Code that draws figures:
• • • •

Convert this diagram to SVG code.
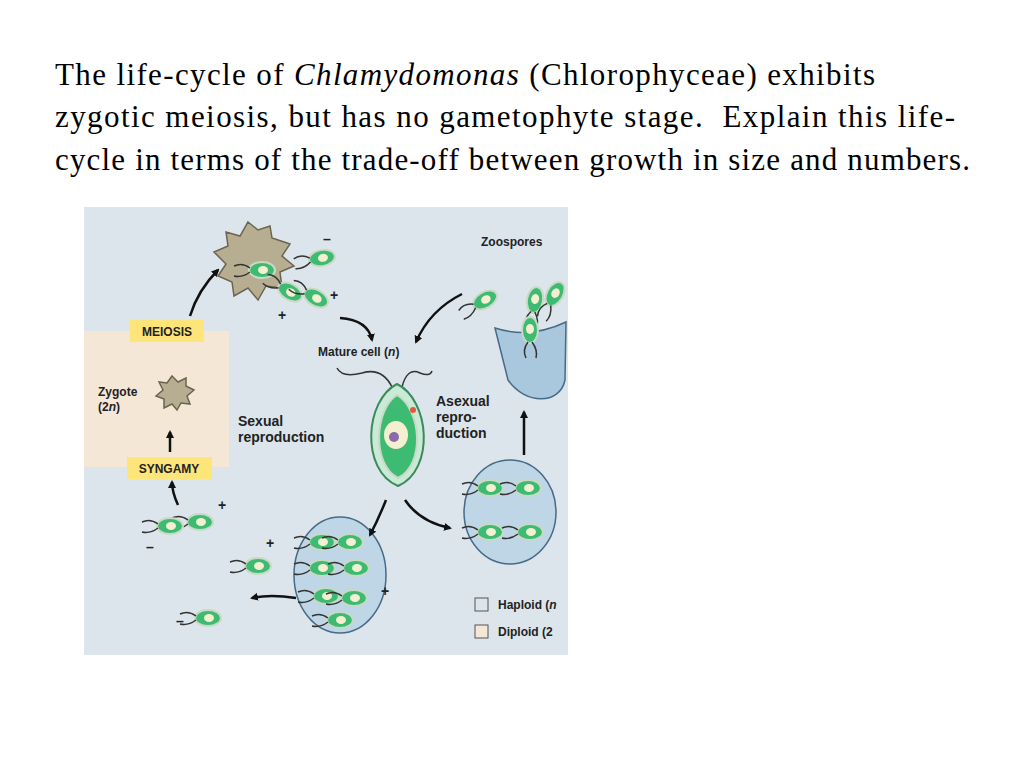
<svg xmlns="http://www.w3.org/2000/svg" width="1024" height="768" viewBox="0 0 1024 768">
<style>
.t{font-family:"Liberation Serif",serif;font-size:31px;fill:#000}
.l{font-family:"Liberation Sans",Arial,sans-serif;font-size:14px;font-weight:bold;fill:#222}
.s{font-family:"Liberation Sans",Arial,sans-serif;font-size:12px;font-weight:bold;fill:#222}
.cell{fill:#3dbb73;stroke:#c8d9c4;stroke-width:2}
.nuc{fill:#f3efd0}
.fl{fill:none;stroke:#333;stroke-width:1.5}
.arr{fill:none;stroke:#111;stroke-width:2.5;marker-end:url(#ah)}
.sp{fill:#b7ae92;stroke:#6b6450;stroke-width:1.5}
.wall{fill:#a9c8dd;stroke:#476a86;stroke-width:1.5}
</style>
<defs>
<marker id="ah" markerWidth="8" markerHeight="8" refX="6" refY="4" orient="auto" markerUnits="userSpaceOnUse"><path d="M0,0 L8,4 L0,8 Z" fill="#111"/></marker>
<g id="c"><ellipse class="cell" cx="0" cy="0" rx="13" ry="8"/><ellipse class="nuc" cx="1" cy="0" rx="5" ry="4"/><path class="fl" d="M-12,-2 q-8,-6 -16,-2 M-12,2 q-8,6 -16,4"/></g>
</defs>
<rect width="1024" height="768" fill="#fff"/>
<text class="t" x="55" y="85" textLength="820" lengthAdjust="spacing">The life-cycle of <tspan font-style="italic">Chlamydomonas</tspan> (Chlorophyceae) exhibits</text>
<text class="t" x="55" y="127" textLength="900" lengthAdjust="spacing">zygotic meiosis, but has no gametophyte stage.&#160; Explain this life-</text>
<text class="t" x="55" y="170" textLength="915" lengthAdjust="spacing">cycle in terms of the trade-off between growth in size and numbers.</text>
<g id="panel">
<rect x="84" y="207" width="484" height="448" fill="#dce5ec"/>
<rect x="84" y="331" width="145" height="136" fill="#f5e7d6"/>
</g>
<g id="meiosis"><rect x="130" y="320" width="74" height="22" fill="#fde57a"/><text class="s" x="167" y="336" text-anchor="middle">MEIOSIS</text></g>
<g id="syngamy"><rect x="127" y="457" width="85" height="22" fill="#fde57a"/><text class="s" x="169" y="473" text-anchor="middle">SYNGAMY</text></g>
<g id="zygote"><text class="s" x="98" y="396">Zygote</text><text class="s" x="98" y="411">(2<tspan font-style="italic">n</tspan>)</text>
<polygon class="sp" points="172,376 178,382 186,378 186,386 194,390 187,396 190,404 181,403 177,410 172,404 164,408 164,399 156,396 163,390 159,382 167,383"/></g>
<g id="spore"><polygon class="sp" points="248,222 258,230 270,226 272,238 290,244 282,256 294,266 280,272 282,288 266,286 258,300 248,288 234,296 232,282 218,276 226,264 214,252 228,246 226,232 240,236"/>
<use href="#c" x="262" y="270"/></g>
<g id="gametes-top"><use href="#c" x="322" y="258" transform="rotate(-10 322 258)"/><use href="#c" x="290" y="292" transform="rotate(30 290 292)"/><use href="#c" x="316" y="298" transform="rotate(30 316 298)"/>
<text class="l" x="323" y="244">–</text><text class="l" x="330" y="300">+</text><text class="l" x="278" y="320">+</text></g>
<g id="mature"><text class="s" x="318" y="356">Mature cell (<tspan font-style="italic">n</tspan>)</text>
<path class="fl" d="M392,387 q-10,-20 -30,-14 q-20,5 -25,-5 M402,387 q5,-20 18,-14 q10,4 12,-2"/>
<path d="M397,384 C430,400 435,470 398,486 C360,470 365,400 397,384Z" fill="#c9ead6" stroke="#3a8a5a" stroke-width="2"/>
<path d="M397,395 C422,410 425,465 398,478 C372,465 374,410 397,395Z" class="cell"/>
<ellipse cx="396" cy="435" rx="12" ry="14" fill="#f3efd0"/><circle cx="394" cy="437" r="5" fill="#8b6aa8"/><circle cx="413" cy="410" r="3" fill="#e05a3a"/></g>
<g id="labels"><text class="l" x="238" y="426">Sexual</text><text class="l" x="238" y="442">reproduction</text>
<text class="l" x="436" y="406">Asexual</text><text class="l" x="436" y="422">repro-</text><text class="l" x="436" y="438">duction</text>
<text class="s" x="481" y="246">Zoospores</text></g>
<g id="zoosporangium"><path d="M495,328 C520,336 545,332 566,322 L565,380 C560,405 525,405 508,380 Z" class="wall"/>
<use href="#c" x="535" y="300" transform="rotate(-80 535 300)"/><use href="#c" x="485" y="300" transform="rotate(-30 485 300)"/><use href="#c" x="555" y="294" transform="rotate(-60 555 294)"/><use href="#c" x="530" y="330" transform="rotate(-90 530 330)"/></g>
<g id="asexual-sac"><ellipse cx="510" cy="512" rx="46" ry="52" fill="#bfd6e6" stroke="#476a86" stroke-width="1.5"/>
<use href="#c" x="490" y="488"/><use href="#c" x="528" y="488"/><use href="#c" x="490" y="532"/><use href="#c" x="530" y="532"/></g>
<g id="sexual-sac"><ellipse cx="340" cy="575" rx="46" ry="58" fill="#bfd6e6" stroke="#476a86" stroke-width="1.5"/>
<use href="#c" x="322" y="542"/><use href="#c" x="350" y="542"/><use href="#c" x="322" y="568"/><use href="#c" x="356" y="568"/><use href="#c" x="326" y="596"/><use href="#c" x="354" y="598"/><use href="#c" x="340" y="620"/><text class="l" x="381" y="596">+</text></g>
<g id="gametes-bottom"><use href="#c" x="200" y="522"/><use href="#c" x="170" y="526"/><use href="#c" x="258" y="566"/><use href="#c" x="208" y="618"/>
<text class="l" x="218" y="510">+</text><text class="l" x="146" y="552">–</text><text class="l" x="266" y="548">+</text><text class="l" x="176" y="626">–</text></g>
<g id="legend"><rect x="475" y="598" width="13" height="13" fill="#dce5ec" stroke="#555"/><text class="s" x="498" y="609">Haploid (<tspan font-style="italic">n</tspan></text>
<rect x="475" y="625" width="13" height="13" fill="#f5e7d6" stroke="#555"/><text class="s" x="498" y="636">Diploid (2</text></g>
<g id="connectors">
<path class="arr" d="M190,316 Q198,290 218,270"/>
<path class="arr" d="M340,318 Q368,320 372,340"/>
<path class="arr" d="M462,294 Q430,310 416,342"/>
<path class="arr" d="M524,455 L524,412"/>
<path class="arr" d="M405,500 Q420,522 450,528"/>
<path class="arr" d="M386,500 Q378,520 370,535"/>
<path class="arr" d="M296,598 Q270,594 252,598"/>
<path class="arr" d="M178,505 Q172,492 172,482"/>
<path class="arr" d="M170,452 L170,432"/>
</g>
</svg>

• • • •

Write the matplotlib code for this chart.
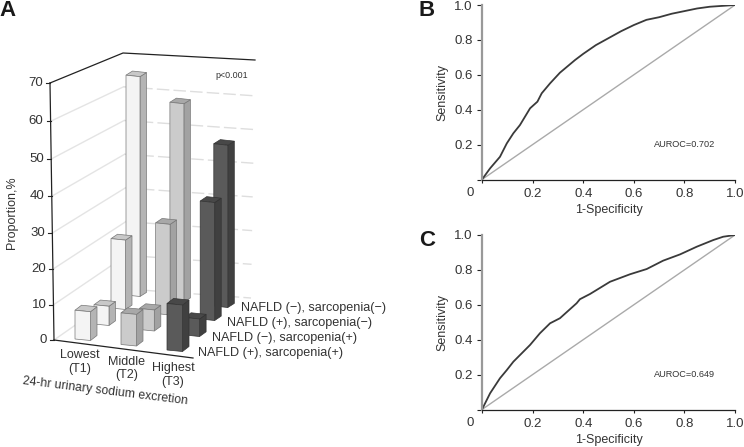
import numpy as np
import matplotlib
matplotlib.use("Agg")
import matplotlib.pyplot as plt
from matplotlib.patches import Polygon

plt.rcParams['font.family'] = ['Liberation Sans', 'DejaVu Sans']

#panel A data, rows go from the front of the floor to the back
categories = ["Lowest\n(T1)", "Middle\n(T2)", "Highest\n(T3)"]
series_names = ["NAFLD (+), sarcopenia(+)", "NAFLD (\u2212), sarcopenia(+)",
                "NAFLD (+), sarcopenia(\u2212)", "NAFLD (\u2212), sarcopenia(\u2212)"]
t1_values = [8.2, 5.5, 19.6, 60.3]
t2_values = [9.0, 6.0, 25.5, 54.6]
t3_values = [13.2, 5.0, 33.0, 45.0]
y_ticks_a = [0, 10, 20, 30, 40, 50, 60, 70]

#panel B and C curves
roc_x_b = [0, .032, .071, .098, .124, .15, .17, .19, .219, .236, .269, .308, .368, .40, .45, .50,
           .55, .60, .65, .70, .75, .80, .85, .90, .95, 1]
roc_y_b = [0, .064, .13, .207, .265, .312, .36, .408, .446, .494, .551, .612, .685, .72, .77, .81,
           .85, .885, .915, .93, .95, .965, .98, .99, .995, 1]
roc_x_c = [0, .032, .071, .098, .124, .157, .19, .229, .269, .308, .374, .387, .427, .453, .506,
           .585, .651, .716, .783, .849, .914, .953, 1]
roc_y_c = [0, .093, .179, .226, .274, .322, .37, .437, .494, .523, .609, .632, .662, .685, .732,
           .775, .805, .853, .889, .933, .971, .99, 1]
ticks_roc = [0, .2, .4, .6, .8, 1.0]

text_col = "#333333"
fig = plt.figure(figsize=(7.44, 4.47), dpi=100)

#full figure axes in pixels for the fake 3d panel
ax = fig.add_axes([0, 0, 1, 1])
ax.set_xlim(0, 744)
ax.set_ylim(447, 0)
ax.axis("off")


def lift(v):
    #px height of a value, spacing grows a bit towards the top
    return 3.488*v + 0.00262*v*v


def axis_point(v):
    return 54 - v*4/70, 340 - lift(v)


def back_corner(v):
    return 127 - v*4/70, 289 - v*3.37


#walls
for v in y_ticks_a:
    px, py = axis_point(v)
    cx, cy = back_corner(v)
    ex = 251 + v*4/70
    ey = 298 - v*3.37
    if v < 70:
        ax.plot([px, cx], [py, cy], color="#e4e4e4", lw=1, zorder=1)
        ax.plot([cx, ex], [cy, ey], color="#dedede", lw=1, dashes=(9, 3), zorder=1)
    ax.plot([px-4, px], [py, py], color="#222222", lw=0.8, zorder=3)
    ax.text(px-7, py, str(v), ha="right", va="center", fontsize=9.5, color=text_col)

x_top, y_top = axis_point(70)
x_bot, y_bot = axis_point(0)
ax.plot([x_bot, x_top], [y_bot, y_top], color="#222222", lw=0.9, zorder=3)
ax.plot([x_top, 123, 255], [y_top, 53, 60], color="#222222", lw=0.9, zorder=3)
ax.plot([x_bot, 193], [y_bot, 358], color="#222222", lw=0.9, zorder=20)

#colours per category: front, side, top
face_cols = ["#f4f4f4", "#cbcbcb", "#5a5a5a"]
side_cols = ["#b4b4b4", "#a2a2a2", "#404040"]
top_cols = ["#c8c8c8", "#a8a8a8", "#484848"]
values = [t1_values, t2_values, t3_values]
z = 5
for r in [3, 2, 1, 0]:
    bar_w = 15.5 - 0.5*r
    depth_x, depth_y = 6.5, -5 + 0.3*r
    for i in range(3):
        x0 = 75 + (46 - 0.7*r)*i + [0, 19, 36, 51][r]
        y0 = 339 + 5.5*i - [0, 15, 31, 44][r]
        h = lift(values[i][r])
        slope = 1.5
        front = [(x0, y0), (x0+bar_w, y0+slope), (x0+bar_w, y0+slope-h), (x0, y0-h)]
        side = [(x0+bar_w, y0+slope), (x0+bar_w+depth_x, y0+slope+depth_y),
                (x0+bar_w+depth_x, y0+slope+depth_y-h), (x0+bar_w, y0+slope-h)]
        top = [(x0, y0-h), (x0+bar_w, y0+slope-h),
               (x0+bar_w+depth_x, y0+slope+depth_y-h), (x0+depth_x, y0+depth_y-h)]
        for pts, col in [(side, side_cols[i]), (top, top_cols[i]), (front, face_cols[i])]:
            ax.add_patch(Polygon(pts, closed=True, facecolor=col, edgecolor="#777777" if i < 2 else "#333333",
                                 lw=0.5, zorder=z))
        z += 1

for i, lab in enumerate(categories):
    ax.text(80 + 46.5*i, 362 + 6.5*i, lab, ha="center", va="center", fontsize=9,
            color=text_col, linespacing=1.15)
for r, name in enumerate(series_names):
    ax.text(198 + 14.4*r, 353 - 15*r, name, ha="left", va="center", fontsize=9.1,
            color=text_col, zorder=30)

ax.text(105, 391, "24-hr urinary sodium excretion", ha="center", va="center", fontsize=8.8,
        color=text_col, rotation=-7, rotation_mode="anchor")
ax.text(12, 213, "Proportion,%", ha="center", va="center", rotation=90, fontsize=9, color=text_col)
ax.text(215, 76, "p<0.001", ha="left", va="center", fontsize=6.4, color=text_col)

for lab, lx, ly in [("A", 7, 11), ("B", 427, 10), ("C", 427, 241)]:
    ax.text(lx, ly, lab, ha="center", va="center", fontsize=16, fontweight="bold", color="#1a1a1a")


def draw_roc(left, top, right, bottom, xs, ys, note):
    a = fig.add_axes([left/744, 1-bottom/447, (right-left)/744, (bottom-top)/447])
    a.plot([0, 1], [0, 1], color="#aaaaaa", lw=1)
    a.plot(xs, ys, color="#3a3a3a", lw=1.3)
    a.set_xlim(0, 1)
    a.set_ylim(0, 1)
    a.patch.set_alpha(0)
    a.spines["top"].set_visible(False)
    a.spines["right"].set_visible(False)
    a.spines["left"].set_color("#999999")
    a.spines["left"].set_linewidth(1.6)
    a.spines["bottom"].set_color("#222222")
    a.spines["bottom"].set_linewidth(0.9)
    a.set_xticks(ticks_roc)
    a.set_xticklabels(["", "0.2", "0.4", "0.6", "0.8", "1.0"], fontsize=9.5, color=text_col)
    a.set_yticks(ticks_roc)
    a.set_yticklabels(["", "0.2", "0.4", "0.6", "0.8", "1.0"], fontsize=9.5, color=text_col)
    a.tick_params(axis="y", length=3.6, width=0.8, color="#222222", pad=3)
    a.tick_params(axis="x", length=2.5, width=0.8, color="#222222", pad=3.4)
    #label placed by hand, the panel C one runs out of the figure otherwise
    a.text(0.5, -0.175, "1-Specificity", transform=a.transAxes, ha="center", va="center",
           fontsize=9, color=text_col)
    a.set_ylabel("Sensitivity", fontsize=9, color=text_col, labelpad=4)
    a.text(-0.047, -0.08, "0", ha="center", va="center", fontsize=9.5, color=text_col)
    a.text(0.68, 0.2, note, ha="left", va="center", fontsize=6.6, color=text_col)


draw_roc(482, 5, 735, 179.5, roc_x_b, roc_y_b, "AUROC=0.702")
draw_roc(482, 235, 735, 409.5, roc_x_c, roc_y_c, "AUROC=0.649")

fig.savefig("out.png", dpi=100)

• • • •

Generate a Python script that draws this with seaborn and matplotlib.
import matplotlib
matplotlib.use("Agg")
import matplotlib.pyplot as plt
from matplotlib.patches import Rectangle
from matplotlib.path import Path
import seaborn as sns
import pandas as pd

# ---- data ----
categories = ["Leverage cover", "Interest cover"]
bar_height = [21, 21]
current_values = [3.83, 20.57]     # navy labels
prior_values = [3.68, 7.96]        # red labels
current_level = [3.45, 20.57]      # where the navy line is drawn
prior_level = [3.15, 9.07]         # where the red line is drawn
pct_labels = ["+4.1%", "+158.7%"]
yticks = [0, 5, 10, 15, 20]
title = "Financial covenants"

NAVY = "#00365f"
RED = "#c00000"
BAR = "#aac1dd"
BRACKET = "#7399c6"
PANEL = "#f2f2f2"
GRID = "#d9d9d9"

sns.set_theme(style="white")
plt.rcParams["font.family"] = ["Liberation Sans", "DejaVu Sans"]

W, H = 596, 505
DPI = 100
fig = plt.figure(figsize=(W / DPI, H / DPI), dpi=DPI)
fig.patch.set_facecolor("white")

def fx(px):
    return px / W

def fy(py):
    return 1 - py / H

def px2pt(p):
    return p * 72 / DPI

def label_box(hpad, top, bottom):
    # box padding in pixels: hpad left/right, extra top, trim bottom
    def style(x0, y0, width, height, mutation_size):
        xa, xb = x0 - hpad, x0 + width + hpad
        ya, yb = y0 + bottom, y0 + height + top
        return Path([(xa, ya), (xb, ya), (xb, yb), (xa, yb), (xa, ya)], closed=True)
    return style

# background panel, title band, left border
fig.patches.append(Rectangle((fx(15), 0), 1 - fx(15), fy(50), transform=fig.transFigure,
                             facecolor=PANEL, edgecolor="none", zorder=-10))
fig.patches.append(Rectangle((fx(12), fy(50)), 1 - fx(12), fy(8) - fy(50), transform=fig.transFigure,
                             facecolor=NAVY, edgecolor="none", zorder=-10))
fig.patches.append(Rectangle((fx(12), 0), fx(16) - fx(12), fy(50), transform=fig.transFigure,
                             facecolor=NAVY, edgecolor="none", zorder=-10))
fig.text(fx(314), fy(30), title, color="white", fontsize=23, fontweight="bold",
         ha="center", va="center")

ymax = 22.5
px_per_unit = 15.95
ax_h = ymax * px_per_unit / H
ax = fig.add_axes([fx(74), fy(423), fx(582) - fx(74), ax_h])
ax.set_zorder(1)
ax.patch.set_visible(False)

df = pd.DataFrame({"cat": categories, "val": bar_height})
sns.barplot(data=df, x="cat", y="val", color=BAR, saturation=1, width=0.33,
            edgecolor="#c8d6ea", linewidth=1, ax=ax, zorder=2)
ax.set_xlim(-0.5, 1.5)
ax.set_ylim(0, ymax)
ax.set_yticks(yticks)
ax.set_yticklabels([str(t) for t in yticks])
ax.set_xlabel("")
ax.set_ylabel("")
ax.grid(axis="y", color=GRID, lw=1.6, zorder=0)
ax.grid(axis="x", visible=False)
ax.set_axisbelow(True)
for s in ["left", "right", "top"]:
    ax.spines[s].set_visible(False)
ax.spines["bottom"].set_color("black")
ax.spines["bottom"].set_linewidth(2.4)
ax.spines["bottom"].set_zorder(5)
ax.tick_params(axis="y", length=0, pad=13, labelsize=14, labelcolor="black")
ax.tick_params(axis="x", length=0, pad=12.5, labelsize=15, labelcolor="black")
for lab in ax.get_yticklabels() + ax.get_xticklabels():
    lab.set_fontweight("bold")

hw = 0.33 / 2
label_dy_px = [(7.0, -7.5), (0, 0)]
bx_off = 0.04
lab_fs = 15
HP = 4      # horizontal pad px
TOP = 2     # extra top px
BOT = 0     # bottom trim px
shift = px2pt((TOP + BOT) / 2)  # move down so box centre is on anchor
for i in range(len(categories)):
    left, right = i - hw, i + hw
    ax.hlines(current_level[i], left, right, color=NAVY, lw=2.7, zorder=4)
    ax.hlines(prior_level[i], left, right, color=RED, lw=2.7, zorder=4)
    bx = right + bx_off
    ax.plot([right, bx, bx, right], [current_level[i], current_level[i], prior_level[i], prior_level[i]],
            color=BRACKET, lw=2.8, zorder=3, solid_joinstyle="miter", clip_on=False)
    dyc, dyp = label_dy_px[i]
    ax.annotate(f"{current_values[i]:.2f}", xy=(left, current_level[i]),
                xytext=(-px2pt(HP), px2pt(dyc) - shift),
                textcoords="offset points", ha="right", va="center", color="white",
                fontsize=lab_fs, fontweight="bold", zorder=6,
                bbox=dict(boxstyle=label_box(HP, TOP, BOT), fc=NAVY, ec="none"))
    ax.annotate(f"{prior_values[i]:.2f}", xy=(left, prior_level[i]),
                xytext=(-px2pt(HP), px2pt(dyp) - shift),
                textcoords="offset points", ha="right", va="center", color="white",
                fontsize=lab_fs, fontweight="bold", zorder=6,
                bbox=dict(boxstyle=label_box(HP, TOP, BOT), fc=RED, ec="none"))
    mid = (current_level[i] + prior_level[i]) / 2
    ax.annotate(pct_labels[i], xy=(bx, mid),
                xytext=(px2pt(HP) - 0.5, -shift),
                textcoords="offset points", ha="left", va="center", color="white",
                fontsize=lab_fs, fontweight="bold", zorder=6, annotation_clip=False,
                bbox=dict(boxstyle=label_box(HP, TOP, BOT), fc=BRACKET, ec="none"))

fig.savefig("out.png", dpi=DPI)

• • • •

## Requirements
Write the lines again exactly, beginning at the line that has "Generate a Python" and stopping after the line that has "return p * 72 / DPI"; include no other lines.

## Finished exercise
Generate a Python script that draws this with seaborn and matplotlib.
import matplotlib
matplotlib.use("Agg")
import matplotlib.pyplot as plt
from matplotlib.patches import Rectangle
from matplotlib.path import Path
import seaborn as sns
import pandas as pd

# ---- data ----
categories = ["Leverage cover", "Interest cover"]
bar_height = [21, 21]
current_values = [3.83, 20.57]     # navy labels
prior_values = [3.68, 7.96]        # red labels
current_level = [3.45, 20.57]      # where the navy line is drawn
prior_level = [3.15, 9.07]         # where the red line is drawn
pct_labels = ["+4.1%", "+158.7%"]
yticks = [0, 5, 10, 15, 20]
title = "Financial covenants"

NAVY = "#00365f"
RED = "#c00000"
BAR = "#aac1dd"
BRACKET = "#7399c6"
PANEL = "#f2f2f2"
GRID = "#d9d9d9"

sns.set_theme(style="white")
plt.rcParams["font.family"] = ["Liberation Sans", "DejaVu Sans"]

W, H = 596, 505
DPI = 100
fig = plt.figure(figsize=(W / DPI, H / DPI), dpi=DPI)
fig.patch.set_facecolor("white")

def fx(px):
    return px / W

def fy(py):
    return 1 - py / H

def px2pt(p):
    return p * 72 / DPI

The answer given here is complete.